Tens of thousands of State Dept, DIA, CIA, NSA employees and “we weren’t really paying attention’ says a US Ambassador to Russia.” Mind boggling. Disgraceful. Unfathomable. Neither the Bush or Obama administrations never noticed that Russia was rearming, still threatening the Baltic states over boundary disputes, a rogue Russian controlled state operating in Moldova, invading Georgia, vetoing any General Assembly resolution on any world issue that even China abstained. Allowing their minions in Iran, Lebanon and the government of Syria to annihilate it’s own people. And “we weren’t really paying attention”? The incompetency of our pusillanimous foreign policy is terrifying and depressing.

Apr 19, 2014 6:17pm EDT  --  Report as abuse
lightbrigade wrote:

Sanctions = no buying or selling.
Those with the mark of the beast shall not buy or sell.
Looks like the modern day Sodom and Gomorrah is the beast in Revelations

Apr 19, 2014 10:31pm EDT  --  Report as abuse
JamVee wrote:

In the past 10 years, we’ve made nothing but mistakes dealing with Russia. Now we are making another big mistake. We need to be strong, but we need to acknowledge that Russia is now, and will in the future play a very large role in World politics. We also need to acknowledge (and understand) that Putin is doing, what he sees, as the best for Russia. Expecting him to do what is best for the USA is just plain STUPID . . . , why should he? Ignoring Putin is like not noticing a 600 lb gorilla in the room.
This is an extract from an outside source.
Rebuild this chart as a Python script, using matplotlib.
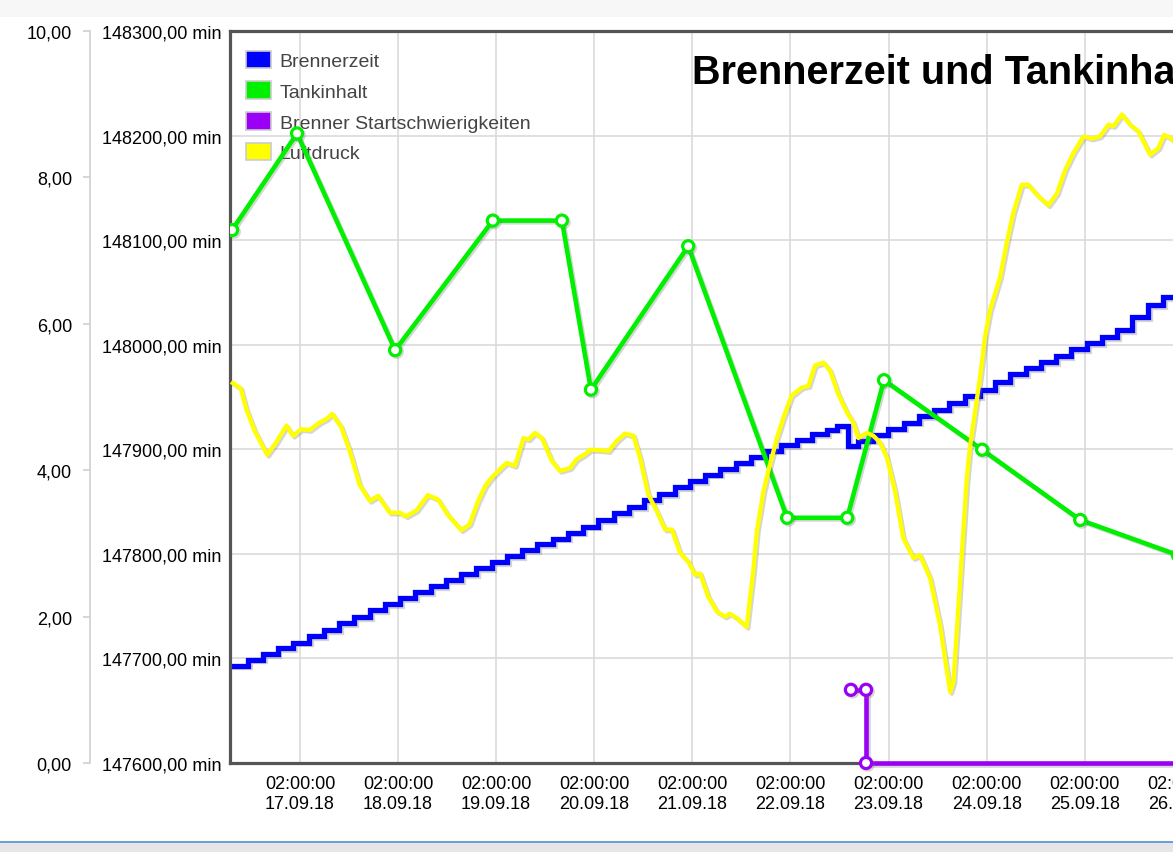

Apr 20, 2014 8:17am EDT  --  Report as abuse
wpgger wrote:

Like it or not, our inability to empathize coupled with our super power and the desire to maintain world dominance have made us arguably the most difficult and dangerous member of the global community.
I hope Reuters will further explore the two paradigms in governance: in the West we have individual rights reign supreme and form the basis for collective rights, whereas in ancient civilizations, notably in the East, collective rights take precedence and define individual rights.
It is time for us to show respect and acceptance to those who think differently than ourselves, and make true contributions to a peaceful and harmonious world. Let us stop acting like insecure bullies who only know how to carry their weight around.

Apr 20, 2014 10:13am EDT  --  Report as abuse
Serge99 wrote:

Good analysis. What’s the next from Obama? Putin poppet, who was recently appointed by Vladimir to lead the Crimea, wrote in his Facebook how much he wants to see Obama … do not want to repeat his extremely racial and offensive slur though. He, for sure, has consulted his bosses in a Kremlin before publishing this stuff. So, the things are going to get nastier…

Apr 21, 2014 3:53am EDT  --  Report as abuse
kiers wrote:

Could you imagine Australia’s reaction to an American Injunction on coal and iron ore sales to China? I’d imagine they’d be pretty miffed. After all China is an economic lifeline for the Australian Mining Economy.

But America and Australia are too like minded to allow that to happen.

Thus, this article misses Pres “Peace Prize” Obama’s shining contribution to offending Russia: The shale gas developments planned there by Chevron and Shell.

On Nov 13, 2013 Chevron and Shell signed agreements to explore two HUGE shale fields in Ukraine with the VERY SAME Yanukovich, who has been at the center of the maidan coup! (Imagine! If shale proves as disruptive in Ukraine as it has in the US and Canada, it would mean not ONLY that Russia could kiss it’s sole source of dollar earnings [ie. Gas exports to the EU] goodbye, but those earnings would then accrue to Chevron, the American Corporation!)

The key to realizing the ROI on those investments would be an EU Free Trade Agreement with Ukraine! Yanukovich thought he would neatly plunder the shale agreement by signing a FTA with Russia instead! That would render any shale utterly useless. You are not going to make money selling gas to Russia just as you can’t sell the proverbial coal to Newcastle!

AS soon as Yanukovich signed his choice of FTA, his fate was sealed and the maidan coup followed.

These are extremely recent events not covered by Media AT ALL.

If you want war, then ignore this post. Have a nice day.

Apr 21, 2014 3:12pm EDT  --  Report as abuse
kiers wrote:

Sorry for the follow on post, but Obama has LOST this round for USA.
USA has a written pact in which it is RESPONSIBLE for Ukraine’s territorial integrity in return for which Ukraine RETURNED all it’s nukes to RUssia way back in 1994!

USA is already in BREACH of this treaty with respect to Crimea crime.

IF The US is in NO MOOD FOR WAR, then Showbama has misplayed this game completely. And it’s obvious a war with Russia is NOT on the menu, not even with Neocons.


But when I look at the kinds of people the State Department hires (Nuland et al) I am NOT SURPRISED. VAPID IDIOCY which threatens war. Let Nuland send her family to war. We will eat popcorn and cheer.